— TASK DETAILS —
Reproduce exactly the lines below from the one containing "Generate a Python" through the one containing "from bokeh.resources import INLINE", including both, and nothing else.

— RECORD EXCERPTS —
--- START ---

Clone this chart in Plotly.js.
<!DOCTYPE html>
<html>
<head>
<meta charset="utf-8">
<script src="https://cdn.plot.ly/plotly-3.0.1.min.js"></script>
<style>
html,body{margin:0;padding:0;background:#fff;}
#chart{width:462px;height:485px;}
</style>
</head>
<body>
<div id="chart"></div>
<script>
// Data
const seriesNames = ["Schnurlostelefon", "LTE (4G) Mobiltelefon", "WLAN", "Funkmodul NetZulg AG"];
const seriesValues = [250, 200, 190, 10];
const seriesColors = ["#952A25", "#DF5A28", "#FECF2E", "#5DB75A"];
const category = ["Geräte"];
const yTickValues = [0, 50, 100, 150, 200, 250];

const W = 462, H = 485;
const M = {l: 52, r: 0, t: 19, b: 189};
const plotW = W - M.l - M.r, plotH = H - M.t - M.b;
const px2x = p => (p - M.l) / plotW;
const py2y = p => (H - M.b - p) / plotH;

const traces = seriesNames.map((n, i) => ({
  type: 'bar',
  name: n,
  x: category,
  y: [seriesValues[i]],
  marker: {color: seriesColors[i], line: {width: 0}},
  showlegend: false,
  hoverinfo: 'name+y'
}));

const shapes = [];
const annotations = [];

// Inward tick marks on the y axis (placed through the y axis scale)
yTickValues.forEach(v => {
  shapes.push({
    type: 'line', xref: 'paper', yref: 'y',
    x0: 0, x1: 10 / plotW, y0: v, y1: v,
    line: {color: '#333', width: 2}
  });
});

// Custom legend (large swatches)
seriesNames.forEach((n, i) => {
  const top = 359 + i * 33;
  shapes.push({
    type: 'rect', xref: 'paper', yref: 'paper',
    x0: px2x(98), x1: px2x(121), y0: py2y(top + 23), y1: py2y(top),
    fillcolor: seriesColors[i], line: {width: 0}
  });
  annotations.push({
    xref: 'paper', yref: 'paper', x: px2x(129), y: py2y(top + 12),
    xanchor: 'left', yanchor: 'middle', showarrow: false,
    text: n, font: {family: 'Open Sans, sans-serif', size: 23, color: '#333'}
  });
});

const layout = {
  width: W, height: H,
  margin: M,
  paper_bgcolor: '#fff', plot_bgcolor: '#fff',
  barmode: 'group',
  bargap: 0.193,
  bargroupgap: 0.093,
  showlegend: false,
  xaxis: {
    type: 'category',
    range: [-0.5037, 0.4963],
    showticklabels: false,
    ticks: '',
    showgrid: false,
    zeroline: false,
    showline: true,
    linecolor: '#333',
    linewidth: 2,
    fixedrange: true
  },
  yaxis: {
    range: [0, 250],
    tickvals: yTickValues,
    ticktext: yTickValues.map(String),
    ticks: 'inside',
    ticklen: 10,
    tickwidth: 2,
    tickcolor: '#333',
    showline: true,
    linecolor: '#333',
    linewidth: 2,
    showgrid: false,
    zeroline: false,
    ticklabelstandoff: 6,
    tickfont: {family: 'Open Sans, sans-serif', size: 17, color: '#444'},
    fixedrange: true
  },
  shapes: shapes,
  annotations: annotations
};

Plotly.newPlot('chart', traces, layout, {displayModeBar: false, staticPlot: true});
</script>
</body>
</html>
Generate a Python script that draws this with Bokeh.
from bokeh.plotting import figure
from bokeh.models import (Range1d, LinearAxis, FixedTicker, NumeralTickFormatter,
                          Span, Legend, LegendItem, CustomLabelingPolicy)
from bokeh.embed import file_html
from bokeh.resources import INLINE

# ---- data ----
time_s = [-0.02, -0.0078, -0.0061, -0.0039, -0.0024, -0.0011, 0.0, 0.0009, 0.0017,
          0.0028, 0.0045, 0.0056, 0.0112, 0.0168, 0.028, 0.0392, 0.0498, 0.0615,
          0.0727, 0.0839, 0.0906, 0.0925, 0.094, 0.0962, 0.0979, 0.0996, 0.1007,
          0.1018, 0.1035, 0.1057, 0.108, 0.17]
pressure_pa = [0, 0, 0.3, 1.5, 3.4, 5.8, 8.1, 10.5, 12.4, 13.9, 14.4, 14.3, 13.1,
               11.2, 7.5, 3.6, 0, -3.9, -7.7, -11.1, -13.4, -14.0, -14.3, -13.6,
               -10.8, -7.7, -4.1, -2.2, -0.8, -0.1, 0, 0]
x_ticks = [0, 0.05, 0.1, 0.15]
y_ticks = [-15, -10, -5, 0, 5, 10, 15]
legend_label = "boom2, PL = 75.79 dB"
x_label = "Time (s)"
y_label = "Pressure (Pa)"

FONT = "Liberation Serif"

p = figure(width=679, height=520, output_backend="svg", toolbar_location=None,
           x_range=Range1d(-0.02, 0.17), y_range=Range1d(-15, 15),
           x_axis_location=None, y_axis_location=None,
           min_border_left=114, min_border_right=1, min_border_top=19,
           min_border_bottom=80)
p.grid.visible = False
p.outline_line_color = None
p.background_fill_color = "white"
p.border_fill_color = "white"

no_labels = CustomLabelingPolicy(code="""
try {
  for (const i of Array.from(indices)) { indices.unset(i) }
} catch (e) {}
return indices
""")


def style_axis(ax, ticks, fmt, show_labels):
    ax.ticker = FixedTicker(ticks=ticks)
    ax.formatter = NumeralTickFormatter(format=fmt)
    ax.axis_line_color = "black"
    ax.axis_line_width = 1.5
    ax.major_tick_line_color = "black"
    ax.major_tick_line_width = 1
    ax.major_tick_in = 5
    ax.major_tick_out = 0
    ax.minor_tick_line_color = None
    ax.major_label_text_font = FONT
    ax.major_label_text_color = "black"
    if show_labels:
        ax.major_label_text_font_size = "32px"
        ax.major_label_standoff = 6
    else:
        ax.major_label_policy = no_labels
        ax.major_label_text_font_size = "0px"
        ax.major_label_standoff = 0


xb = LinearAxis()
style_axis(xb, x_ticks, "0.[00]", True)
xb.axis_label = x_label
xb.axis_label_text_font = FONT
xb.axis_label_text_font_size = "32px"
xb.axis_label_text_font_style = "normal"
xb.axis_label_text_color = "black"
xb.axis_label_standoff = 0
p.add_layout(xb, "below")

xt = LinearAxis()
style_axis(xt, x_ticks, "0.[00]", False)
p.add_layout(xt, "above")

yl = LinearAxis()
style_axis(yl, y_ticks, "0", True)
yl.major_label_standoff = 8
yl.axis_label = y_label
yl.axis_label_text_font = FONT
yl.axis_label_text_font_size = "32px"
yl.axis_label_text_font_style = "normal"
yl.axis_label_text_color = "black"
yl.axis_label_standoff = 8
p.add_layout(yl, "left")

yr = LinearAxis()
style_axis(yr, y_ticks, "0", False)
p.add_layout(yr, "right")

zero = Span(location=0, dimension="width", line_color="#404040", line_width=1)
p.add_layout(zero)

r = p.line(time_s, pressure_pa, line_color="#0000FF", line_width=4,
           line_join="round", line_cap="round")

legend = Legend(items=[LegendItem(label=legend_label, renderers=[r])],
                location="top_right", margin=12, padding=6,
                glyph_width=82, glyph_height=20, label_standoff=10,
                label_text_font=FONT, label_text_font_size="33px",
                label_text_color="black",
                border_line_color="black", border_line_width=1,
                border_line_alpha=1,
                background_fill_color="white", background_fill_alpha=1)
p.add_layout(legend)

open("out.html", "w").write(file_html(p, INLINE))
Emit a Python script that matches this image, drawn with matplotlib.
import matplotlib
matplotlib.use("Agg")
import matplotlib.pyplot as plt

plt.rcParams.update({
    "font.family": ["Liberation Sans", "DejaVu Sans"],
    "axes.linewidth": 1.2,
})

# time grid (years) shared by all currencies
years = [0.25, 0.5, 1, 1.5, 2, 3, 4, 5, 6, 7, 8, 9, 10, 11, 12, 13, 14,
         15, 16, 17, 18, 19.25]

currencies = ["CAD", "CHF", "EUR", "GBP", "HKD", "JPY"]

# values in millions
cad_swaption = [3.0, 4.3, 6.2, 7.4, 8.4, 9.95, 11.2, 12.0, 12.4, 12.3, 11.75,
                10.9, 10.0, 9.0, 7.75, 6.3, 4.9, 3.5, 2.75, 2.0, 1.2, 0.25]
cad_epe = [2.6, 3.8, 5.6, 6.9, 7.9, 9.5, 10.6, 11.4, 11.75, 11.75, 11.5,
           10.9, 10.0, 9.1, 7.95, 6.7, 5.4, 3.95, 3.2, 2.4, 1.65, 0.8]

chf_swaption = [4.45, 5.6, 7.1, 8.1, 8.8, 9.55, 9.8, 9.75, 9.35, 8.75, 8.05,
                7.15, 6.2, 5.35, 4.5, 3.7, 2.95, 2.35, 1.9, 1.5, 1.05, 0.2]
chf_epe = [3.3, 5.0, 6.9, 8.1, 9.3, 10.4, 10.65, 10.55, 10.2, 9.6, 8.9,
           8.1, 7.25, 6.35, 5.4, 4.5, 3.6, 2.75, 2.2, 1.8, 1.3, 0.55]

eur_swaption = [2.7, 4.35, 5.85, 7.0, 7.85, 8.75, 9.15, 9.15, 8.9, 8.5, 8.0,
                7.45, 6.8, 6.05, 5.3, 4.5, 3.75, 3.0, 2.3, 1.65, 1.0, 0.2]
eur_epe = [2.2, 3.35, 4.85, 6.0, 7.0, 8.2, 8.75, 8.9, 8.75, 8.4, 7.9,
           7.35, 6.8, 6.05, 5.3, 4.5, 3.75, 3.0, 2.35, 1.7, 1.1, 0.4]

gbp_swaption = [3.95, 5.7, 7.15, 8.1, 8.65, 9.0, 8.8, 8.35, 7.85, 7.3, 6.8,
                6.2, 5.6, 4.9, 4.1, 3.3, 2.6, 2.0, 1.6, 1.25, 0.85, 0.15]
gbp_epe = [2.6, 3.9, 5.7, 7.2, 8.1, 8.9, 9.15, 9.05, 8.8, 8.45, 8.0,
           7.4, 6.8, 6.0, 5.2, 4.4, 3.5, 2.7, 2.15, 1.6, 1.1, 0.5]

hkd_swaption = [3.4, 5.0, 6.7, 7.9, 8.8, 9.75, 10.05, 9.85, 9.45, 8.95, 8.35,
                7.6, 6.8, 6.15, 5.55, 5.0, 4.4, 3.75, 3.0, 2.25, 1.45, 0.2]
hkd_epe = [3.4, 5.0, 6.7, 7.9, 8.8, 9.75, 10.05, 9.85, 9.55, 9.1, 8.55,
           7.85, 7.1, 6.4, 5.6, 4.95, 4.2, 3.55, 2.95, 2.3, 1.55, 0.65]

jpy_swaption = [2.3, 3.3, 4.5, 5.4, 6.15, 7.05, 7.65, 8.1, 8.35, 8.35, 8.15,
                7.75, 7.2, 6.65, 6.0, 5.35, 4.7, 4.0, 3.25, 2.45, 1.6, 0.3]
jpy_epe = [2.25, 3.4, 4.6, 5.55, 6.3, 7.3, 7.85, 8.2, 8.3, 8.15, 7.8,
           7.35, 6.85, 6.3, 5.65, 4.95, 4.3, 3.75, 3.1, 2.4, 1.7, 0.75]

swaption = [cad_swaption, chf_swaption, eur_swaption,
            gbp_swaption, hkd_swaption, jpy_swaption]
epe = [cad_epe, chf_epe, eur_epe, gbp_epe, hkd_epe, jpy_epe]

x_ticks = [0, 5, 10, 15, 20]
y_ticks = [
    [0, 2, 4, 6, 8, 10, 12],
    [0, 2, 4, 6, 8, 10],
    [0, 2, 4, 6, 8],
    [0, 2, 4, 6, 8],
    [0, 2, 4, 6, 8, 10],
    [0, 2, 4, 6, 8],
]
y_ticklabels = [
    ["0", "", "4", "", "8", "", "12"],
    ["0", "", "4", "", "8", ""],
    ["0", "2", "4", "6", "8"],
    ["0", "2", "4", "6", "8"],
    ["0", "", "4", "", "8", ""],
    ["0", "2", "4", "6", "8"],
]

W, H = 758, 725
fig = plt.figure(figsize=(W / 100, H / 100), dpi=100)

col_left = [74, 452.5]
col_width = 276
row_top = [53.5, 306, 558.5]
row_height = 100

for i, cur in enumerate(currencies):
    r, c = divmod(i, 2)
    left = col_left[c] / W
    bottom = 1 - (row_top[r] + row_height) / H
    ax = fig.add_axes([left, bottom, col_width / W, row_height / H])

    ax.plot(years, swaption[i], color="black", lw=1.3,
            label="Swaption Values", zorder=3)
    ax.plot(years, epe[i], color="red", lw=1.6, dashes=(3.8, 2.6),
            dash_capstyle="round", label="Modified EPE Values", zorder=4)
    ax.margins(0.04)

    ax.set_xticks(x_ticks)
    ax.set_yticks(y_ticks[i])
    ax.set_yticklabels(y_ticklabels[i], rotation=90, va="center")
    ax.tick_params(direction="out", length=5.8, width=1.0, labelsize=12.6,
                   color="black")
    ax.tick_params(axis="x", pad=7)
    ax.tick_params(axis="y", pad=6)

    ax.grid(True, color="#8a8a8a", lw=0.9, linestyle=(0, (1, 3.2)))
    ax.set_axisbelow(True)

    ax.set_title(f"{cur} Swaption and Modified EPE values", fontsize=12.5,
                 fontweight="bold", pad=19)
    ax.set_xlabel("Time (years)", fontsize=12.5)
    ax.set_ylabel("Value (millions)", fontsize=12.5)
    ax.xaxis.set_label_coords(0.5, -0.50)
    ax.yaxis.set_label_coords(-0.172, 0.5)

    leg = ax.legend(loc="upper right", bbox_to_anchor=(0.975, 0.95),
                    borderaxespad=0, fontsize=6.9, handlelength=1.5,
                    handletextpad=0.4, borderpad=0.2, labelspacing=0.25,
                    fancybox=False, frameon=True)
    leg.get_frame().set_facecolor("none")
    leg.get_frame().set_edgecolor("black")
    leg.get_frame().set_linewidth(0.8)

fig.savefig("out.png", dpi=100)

--- END ---

— RESPONSE —
Generate a Python script that draws this with Bokeh.
from bokeh.plotting import figure
from bokeh.models import (Range1d, LinearAxis, FixedTicker, NumeralTickFormatter,
                          Span, Legend, LegendItem, CustomLabelingPolicy)
from bokeh.embed import file_html
from bokeh.resources import INLINE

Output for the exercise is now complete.